报告题目：Acoustic Beamforming and Localization on Wireless Sensor Network Systems
报 告 人：美国加州大学洛杉矶分校杰出终身教授、IEEE终生会士—Kung Yao教授
邀 请 人：何明一教授、陈景东教授
In recent years, there have been many publications on the theoretical and practical aspectsof sensor network systems. In this seminar, we will first review the diverse activities of the NSF funded UCLA Center for Embedded Networking Systems (CENS) for over ten years by faculty members from UCLA, UCR, USC, and Cal Tech. Then we will introduce our own research works in acoustic beamforming and localization using different sensor network systems. Our earliest beamforming algorithm was based on a maximum-energy criterion for a front-end hearing-aid array and also for adaptive acoustic/seismic source localization. Then we introduce the theory and practice of the wideband Approximate Maximum-Likelihood (AML) algorithm for beamforming and localization applications funded by DARPA, MURI, and NSF agencies. In particular, our NSF-based efforts are in collaboration with UCLA researchers who are interested in the vocalization, classification, and linguistic properties of different species of birds. Our AML-based array utilizing the Alternative Projection Algorithm can effectively steer adaptively two beams, one beam having a high-gain toward a desired source A and nulling toward a unwanted source B, while another beam has a high-gain toward a desired source B and nulling toward a unwanted source A. Our initial AML algorithm on an array was capable of dealing with beamforming and localization of the azimuth of a source (in a 2D setting). With two or more such arrays, the crossings of the estimated azimuth beams then yield the location of a source. Later, we generalized the AML-based array to deal with beamforming and localization of the azimuth and elevation of a source (in a 3D setting). Recently, we also tackled the fast AML-based algorithm for the 3D problem. Wireless hardware platforms will also be presented. Finally, we will briefly present the use of the random set theory (RST) methodology for source number estimation and localization when the number of sources may be unknown and/or time varying.

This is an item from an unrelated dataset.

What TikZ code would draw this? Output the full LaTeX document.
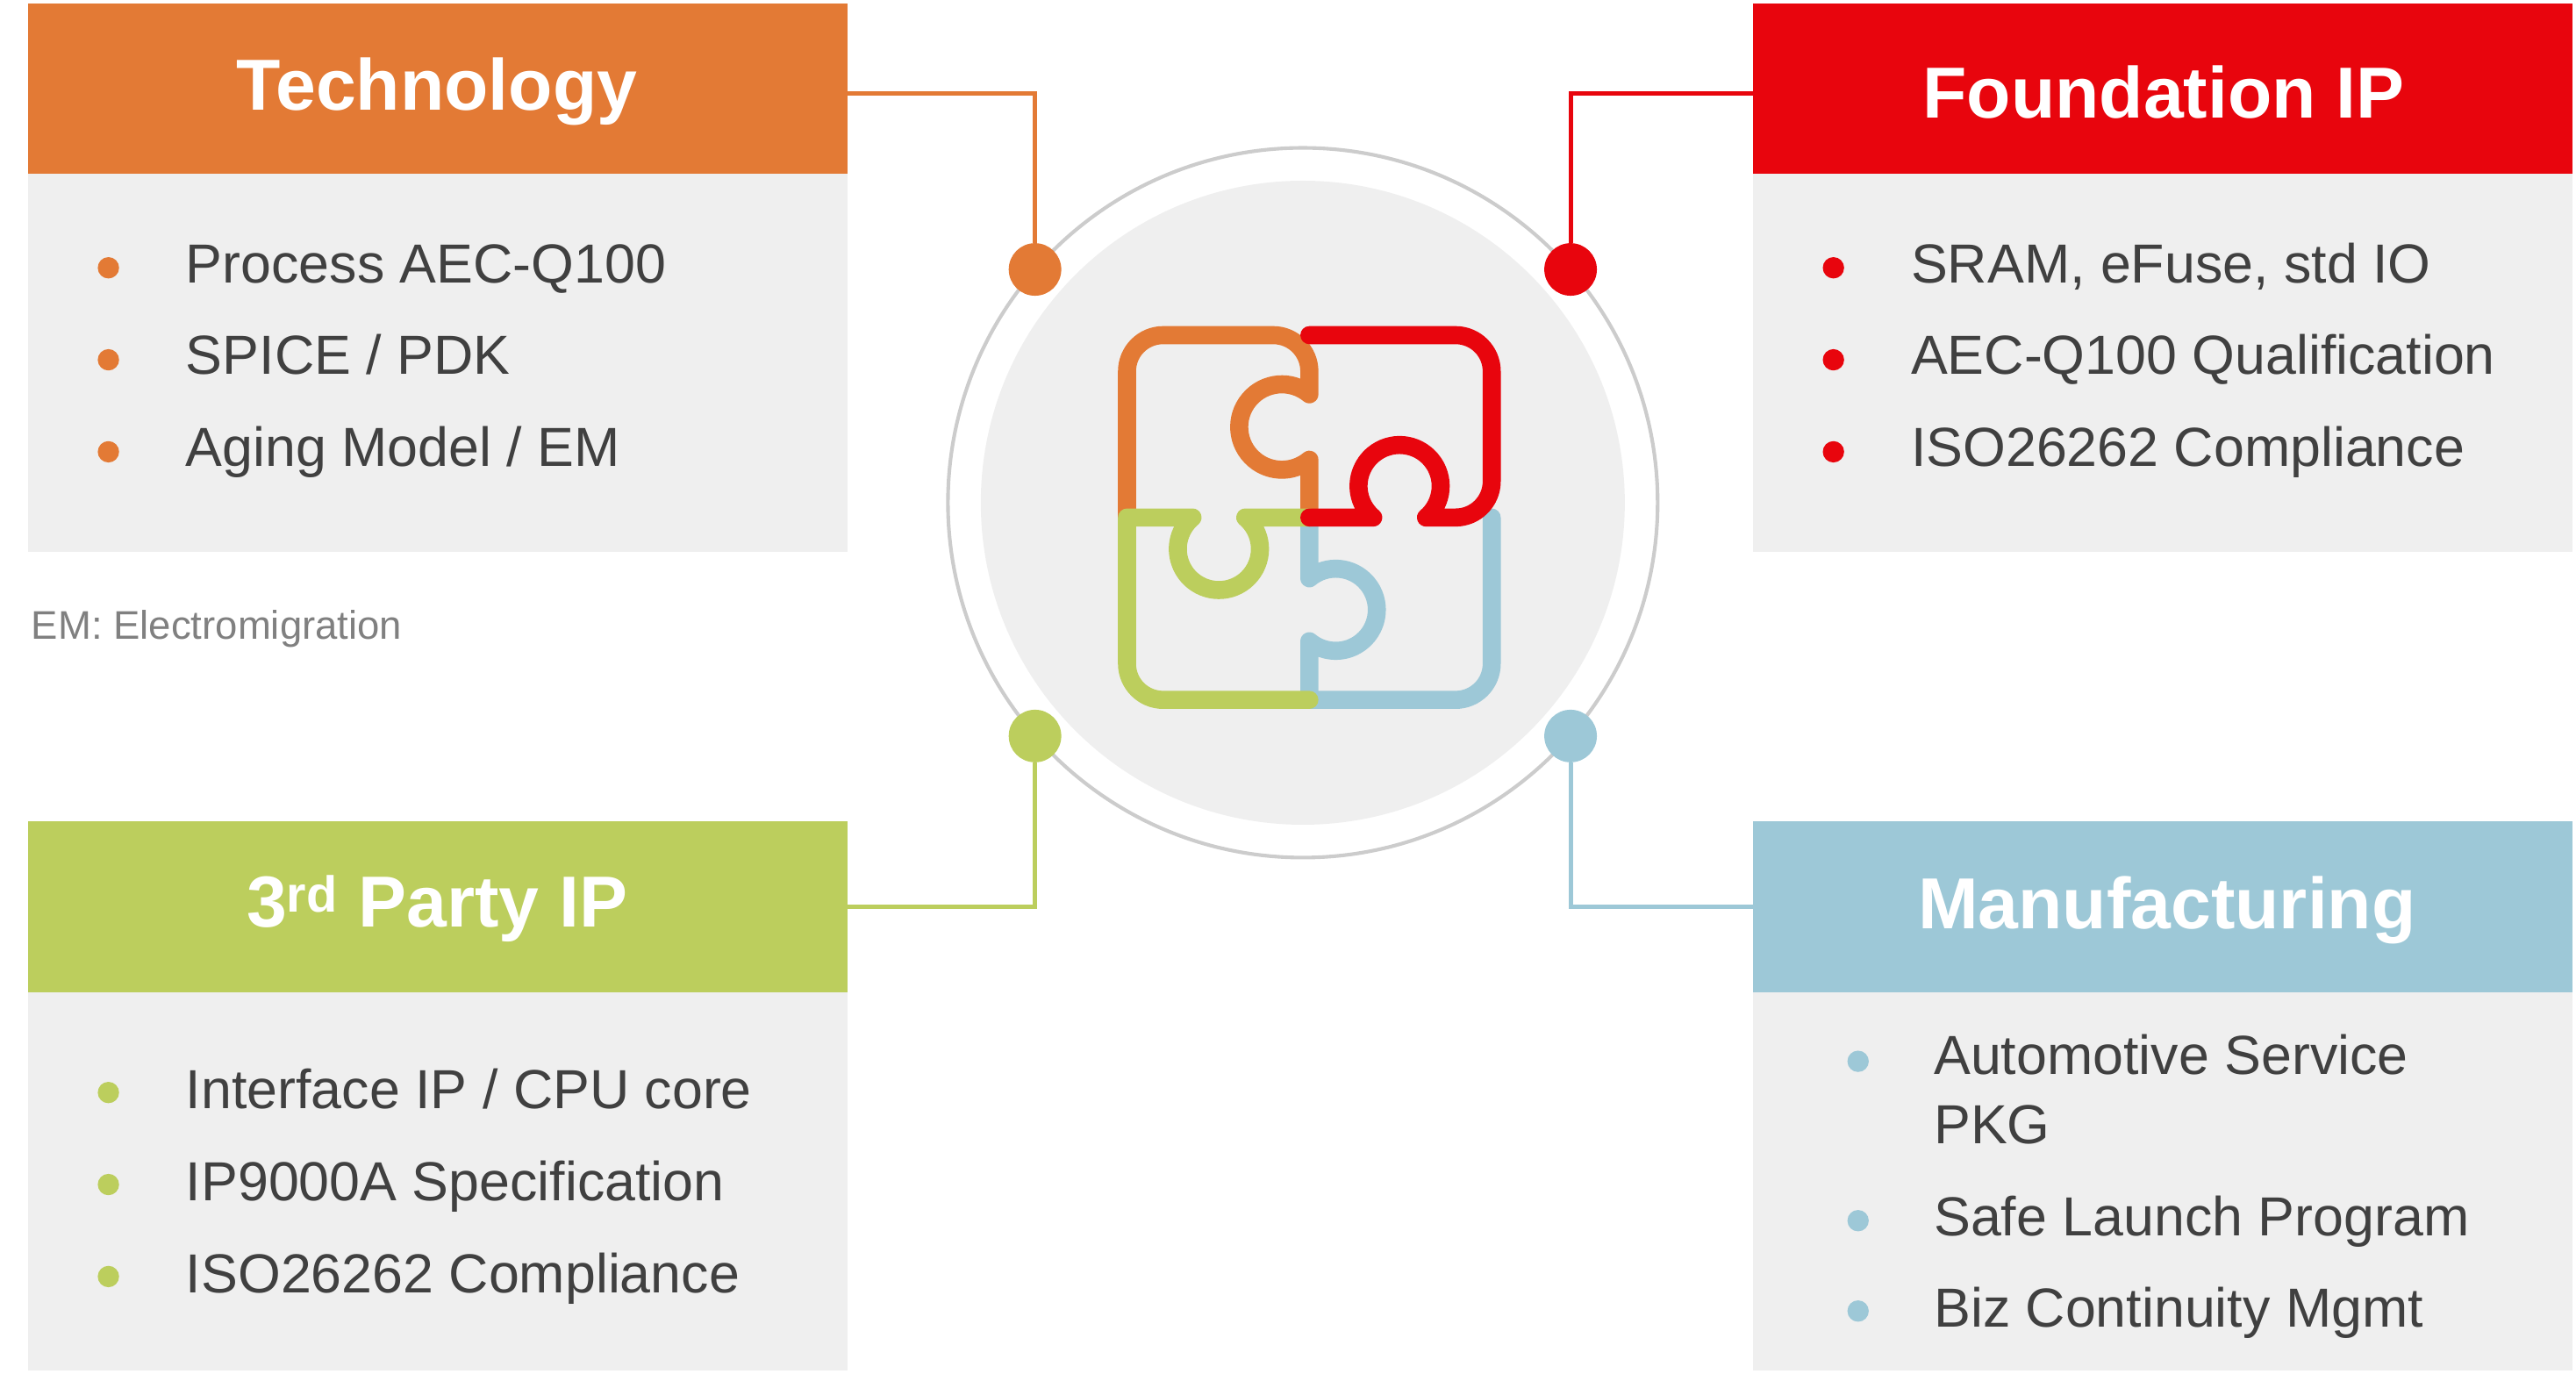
\documentclass[tikz,border=0pt]{standalone}
\usepackage{fontspec}
\setmainfont{Liberation Sans}
\definecolor{cO}{HTML}{E37A35}
\definecolor{cR}{HTML}{E8050D}
\definecolor{cG}{HTML}{BCCE5D}
\definecolor{cB}{HTML}{9DC8D7}
\definecolor{bodyg}{HTML}{EFEFEF}
\definecolor{txt}{HTML}{404040}
\definecolor{ring}{HTML}{CCCCCC}
\begin{document}
\begin{tikzpicture}[x=1pt,y=-1pt,
  hdr/.style={font=\fontsize{44}{48}\selectfont\bfseries,text=white},
  item/.style={anchor=base west,font=\fontsize{33.5}{37}\selectfont,text=txt,inner sep=0},
  conn/.style={line width=2.6pt},
  piece/.style={line width=11pt,line cap=round,line join=round},
  hub/.style={circle,minimum size=32pt,inner sep=0}]
\useasboundingbox (0,0) rectangle (1568,836);
% panels
\fill[cO] (17,2) rectangle (516,106);
\fill[bodyg] (17,106) rectangle (516,336);
\fill[cR] (1067,2) rectangle (1566,106);
\fill[bodyg] (1067,106) rectangle (1566,336);
\fill[cG] (17,500) rectangle (516,604);
\fill[bodyg] (17,604) rectangle (516,834);
\fill[cB] (1067,500) rectangle (1566,604);
\fill[bodyg] (1067,604) rectangle (1566,834);
\node[hdr] (ht) at (266,56) {Technology};
\node[hdr] (hf) at (1317,56) {Foundation IP};
\node[hdr] (hp) at (266,553) {3\textsuperscript{rd} Party IP};
\node[hdr] (hm) at (1319,554) {Manufacturing};
% circle
\draw[ring,line width=2.2pt] (793,306) circle (216);
\fill[bodyg] (793,306) circle (196);
% connectors
\coordinate (eT) at (516,57); \coordinate (eF) at (1067,57);
\coordinate (eP) at (516,552); \coordinate (eM) at (1067,552);
\node[hub,fill=cO] (dT) at (630,164) {};
\node[hub,fill=cR] (dF) at (956,164) {};
\node[hub,fill=cG] (dP) at (630,448) {};
\node[hub,fill=cB] (dM) at (956,448) {};
\draw[conn,cO] (eT) -| (dT);
\draw[conn,cR] (eF) -| (dF);
\draw[conn,cG] (eP) -| (dP);
\draw[conn,cB] (eM) -| (dM);
% items
\foreach \t [count=\i] in {Process AEC-Q100,SPICE / PDK,Aging Model / EM}{
  \fill[cO] (66,107+56*\i) circle (6.5);
  \node[item] (t\i) at (113,116+56*\i) {\t};}
\foreach \t [count=\i] in {{SRAM, eFuse, std IO},AEC-Q100 Qualification,ISO26262 Compliance}{
  \fill[cR] (1116,107+56*\i) circle (6.5);
  \node[item] (f\i) at (1163,116+56*\i) {\t};}
\foreach \t [count=\i] in {Interface IP / CPU core,IP9000A Specification,ISO26262 Compliance}{
  \fill[cG] (66,609+56*\i) circle (6.5);
  \node[item] (p\i) at (113,619+56*\i) {\t};}
\fill[cB] (1131,646) circle (6.5);
\node[item] (m1) at (1177,654) {Automotive Service};
\node[item] (m1b) at (1177,696) {PKG};
\fill[cB] (1131,743) circle (6.5);
\node[item] (m2) at (1177,752) {Safe Launch Program};
\fill[cB] (1131,798) circle (6.5);
\node[item] (m3) at (1177,808) {Biz Continuity Mgmt};
\node[anchor=base west,inner sep=0,font=\fontsize{24.3}{28}\selectfont,text=gray] (em) at (19,389) {EM: Electromigration};
% puzzle
\draw[piece,cB] (797,315) -- (797,352) arc[start angle=-130,end angle=130,radius=25] -- (797,426) {[rounded corners=22] -- (908,426) -- (908,315)};
\draw[piece,cO] {[rounded corners=22] (686,315) -- (686,204) -- (797,204)} -- (797,240) arc[start angle=-50,end angle=-310,radius=26] -- (797,315);
\draw[piece,cG] (797,315) -- (758,315) arc[start angle=-50,end angle=230,radius=25] -- (686,315) {[rounded corners=22] -- (686,426) -- (797,426)};
\draw[piece,cR] (797,204) {[rounded corners=22] -- (908,204) -- (908,315)} -- (868,315) arc[start angle=50,end angle=-230,radius=25] -- (797,315);
\end{tikzpicture}
\end{document}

Kung Yao received the B.S.E. (Summa Cum Laude), M.A. and Ph.D. degrees in EE all from Princeton University, Princeton, N.J. He was a NAS-NRC Post-Doctoral Research Fellow at the University of California, Berkeley. Presently, he is a Distinguished Professor in the EE Department and the Co-Director of the Public Safety Network Systems Laboratory at UCLA. In 1985-1988, he served as an Assistant Dean of the School of Engineering and Applied Science at UCLA. In 2007, he was a Royal Society Kan Tong Po Visiting Professor at HK Polytechnic University. His research and professional interests include digital and array signal processing in sensor networks, wireless communication theory and system, statistical modelling of wireless fading channels, and systolic and VLSI algorithms, architectures, and systems. He was the co-editor of a two volume series of an IEEE Reprint Book on "High Performance VLSI Signal Processing," 1997. Dr. Yao received the IEEE Signal Processing Society's 1993 Senior Award in VLSI Signal Processing and the 2008 IEEE Communications Society/Information Theory Society Joint Paper Award. He is a Life Fellow of IEEE.